Fanny, Annie, and Danny
directed by Chris Brown
starring Jill Pixley, Carlye Pollack, Jonathan Leveck, Colette Keene
If your family was Eastern Europe, this is what Yugoslavia must have felt like. Holidays are never happy in Fanny’s (Pixley) family. Rather than a pleasant matriarch full of hugs and good wishes, she can only return to her foul-mouthed mother Edie. Fifteen minutes early for dinner? Stand outside. After all, Christmas must be perfect, and any deviations from plans will destroy it. Edie openly despises Fanny – she’s less than perfect and obsessive / compulsive to the point of barely living on her own, and not at all like her perfect brother Danny or her equally foul-mouthed sister Annie. Except for Danny, Edie berates everyone, including her mild and doughy husband Ronnie (George Killingsworth), who pines for those balmy days in that North Vietnamese POW camp. Edie would be banned by the Geneva Convention, and even the Taliban would hesitate to deploy her. With a dropped tuna wiggle and the Seagram’s running low, Edie escalates to Defcon 2: everything must be just so, and any and all deviations will be met with shock and awe. It’s Christmas, dammit!
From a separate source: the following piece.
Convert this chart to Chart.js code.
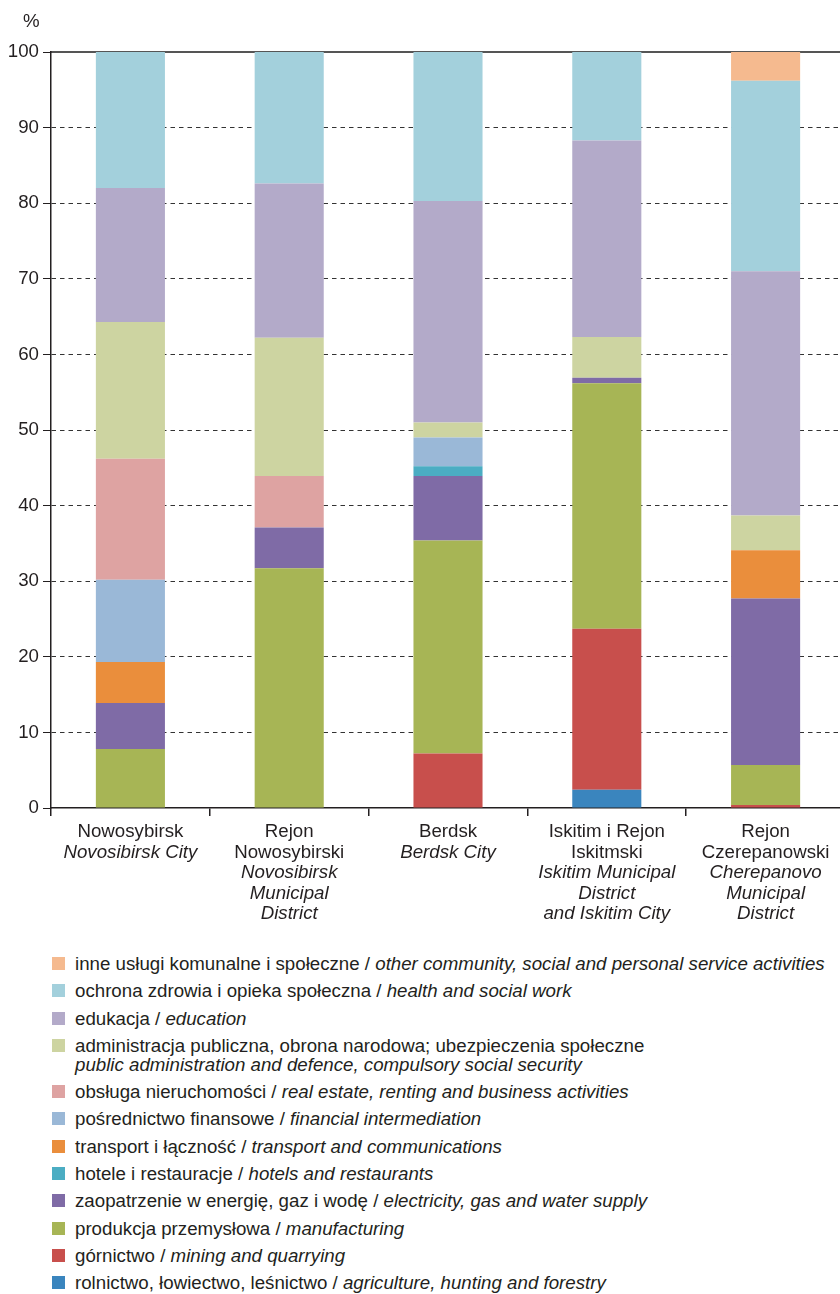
<!DOCTYPE html>
<html><head><meta charset="utf-8">
<script src="https://cdn.jsdelivr.net/npm/chart.js@4/dist/chart.umd.min.js"></script>
<style>
html,body{margin:0;padding:0;background:#fff;overflow:hidden;width:840px;height:1294px;position:relative}
#wrap{position:absolute;left:0;top:0;width:845px;height:940px}
#pct{position:absolute;left:23px;top:10px;font:18.7px "Liberation Sans",Arial,sans-serif;color:#231f20}
#legend{position:absolute;left:52px;top:954px;font:18.7px "Liberation Sans",Arial,sans-serif;color:#231f20}
.li{position:relative;padding-left:23px;line-height:19px;margin-bottom:8.3px;white-space:nowrap}
.sw{position:absolute;left:0;top:3px;width:13px;height:13px}
.li i{font-style:italic}
</style></head>
<body>
<div id="wrap"><canvas id="c"></canvas></div>
<div id="pct">%</div>
<div id="legend"></div>
<script>
const categories = ['Nowosybirsk','Rejon Nowosybirski','Berdsk','Iskitim i Rejon Iskitmski','Rejon Czerepanowski'];
const labelsPL = [['Nowosybirsk'],['Rejon','Nowosybirski'],['Berdsk'],['Iskitim i Rejon','Iskitmski'],['Rejon','Czerepanowski']];
const labelsEN = [['Novosibirsk City'],['Novosibirsk','Municipal','District'],['Berdsk City'],['Iskitim Municipal','District','and Iskitim City'],['Cherepanovo','Municipal','District']];
const yTicks = [0,10,20,30,40,50,60,70,80,90,100];

// series (bottom to top of the stack)
const agriculture   = [0, 0, 0, 2.4, 0];
const mining        = [0, 0, 7.2, 21.3, 0.4];
const manufacturing = [7.8, 31.7, 28.2, 32.5, 5.3];
const electricity   = [6.1, 5.4, 8.5, 0.7, 22.0];
const hotels        = [0, 0, 1.3, 0, 0];
const transport     = [5.4, 0, 0, 0, 6.4];
const financial     = [10.9, 0, 3.8, 0, 0];
const realEstate    = [16.0, 6.8, 0, 0, 0];
const publicAdmin   = [18.1, 18.3, 2.0, 5.4, 4.6];
const education     = [17.7, 20.4, 29.3, 26.0, 32.3];
const health        = [18.0, 17.4, 19.7, 11.7, 25.2];
const other         = [0, 0, 0, 0, 3.8];

const seriesPL = ['rolnictwo, łowiectwo, leśnictwo','górnictwo','produkcja przemysłowa','zaopatrzenie w energię, gaz i wodę','hotele i restauracje','transport i łączność','pośrednictwo finansowe','obsługa nieruchomości','administracja publiczna, obrona narodowa; ubezpieczenia społeczne','edukacja','ochrona zdrowia i opieka społeczna','inne usługi komunalne i społeczne'];
const seriesEN = ['agriculture, hunting and forestry','mining and quarrying','manufacturing','electricity, gas and water supply','hotels and restaurants','transport and communications','financial intermediation','real estate, renting and business activities','public administration and defence, compulsory social security','education','health and social work','other community, social and personal service activities'];
const seriesData = [agriculture, mining, manufacturing, electricity, hotels, transport, financial, realEstate, publicAdmin, education, health, other];
const seriesColors = ['#3a85be','#c84f4c','#a7b555','#7f6ba6','#4badc3','#ea8e3c','#9ab8d7','#dea3a2','#cdd4a1','#b3aac9','#a3d0dc','#f5ba8f'];
const twoLineLegend = [false,false,false,false,false,false,false,false,true,false,false,false];

const FONT = '"Liberation Sans", Arial, sans-serif';
const datasets = seriesData.map((d,i)=>({
  label: seriesPL[i], data: d, backgroundColor: seriesColors[i], borderWidth: 0,
  stack: 's', categoryPercentage: 1, barPercentage: 0.435
}));

const xLabelPlugin = {
  id: 'xlabels',
  afterDraw(chart){
    const ctx = chart.ctx, xs = chart.scales.x, top = chart.chartArea.bottom + 24;
    ctx.save();
    ctx.fillStyle = '#231f20'; ctx.textAlign = 'center'; ctx.textBaseline = 'middle';
    categories.forEach((c,i)=>{
      const cx = xs.getPixelForValue(i);
      let y = top;
      labelsPL[i].forEach(t=>{ ctx.font = '18.7px ' + FONT; ctx.fillText(t, cx, y); y += 20.5; });
      labelsEN[i].forEach(t=>{ ctx.font = 'italic 18.7px ' + FONT; ctx.fillText(t, cx, y); y += 20.5; });
    });
    ctx.restore();
  }
};

new Chart(document.getElementById('c'), {
  type: 'bar',
  data: { labels: categories, datasets },
  plugins: [xLabelPlugin],
  options: {
    responsive: true, maintainAspectRatio: false, animation: false,
    layout: { padding: { top: 52, left: 0, right: 0, bottom: 0 } },
    plugins: { legend: { display: false }, tooltip: { enabled: false } },
    scales: {
      x: {
        stacked: true, offset: true,
        grid: { display: true, drawOnChartArea: false, offset: true, tickLength: 8, color: '#231f20', lineWidth: 1.5 },
        border: { display: true, color: '#231f20', width: 1.5 },
        ticks: { display: false },
        afterFit(s){ s.height = 132; }
      },
      x2: {
        position: 'top', type: 'category', labels: categories, offset: true,
        grid: { display: false, drawTicks: false },
        border: { display: true, color: '#555', width: 2 },
        ticks: { display: false },
        afterFit(s){ s.height = 0; }
      },
      y: {
        stacked: true, min: 0, max: 100,
        afterBuildTicks(s){ s.ticks = yTicks.map(v=>({value:v})); },
        grid: {
          color: c => (c.tick && (c.tick.value === 0 || c.tick.value === 100)) ? 'rgba(0,0,0,0)' : '#333',
          tickColor: '#231f20', tickLength: 8, lineWidth: 1
        },
        border: { display: true, color: '#231f20', width: 1.5, dash: [4.5, 4] },
        ticks: { color: '#231f20', font: { size: 18.7, family: FONT }, padding: 4 },
        afterFit(s){ s.width = 51; }
      }
    }
  }
});

const leg = document.getElementById('legend');
for (let i = seriesData.length - 1; i >= 0; i--) {
  const div = document.createElement('div');
  div.className = 'li';
  const sw = document.createElement('span'); sw.className = 'sw'; sw.style.background = seriesColors[i];
  div.appendChild(sw);
  div.appendChild(document.createTextNode(seriesPL[i] + (twoLineLegend[i] ? '' : ' / ')));
  if (twoLineLegend[i]) div.appendChild(document.createElement('br'));
  const it = document.createElement('i'); it.textContent = seriesEN[i];
  div.appendChild(it);
  leg.appendChild(div);
}
</script>
</body></html>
Brown’s storytelling is intimate yet brutal. We are all focused on our own local problems, and the ones in this movie are really no worse than most: job loss, inability to finance a dream wedding, getting caught embezzling, or just the loss of all your war mementos in the course of cleaning the garage. Where this film makes you squeal is how it crescendos – there’s a tsunami of emotions and a fatal outcome just behind the decal of Edie’s Holiday cheer. Shocking as Brown’s film is, you feel sympathy for the fallen – they can’t possibly be worse after the credits than when dinner was on the table.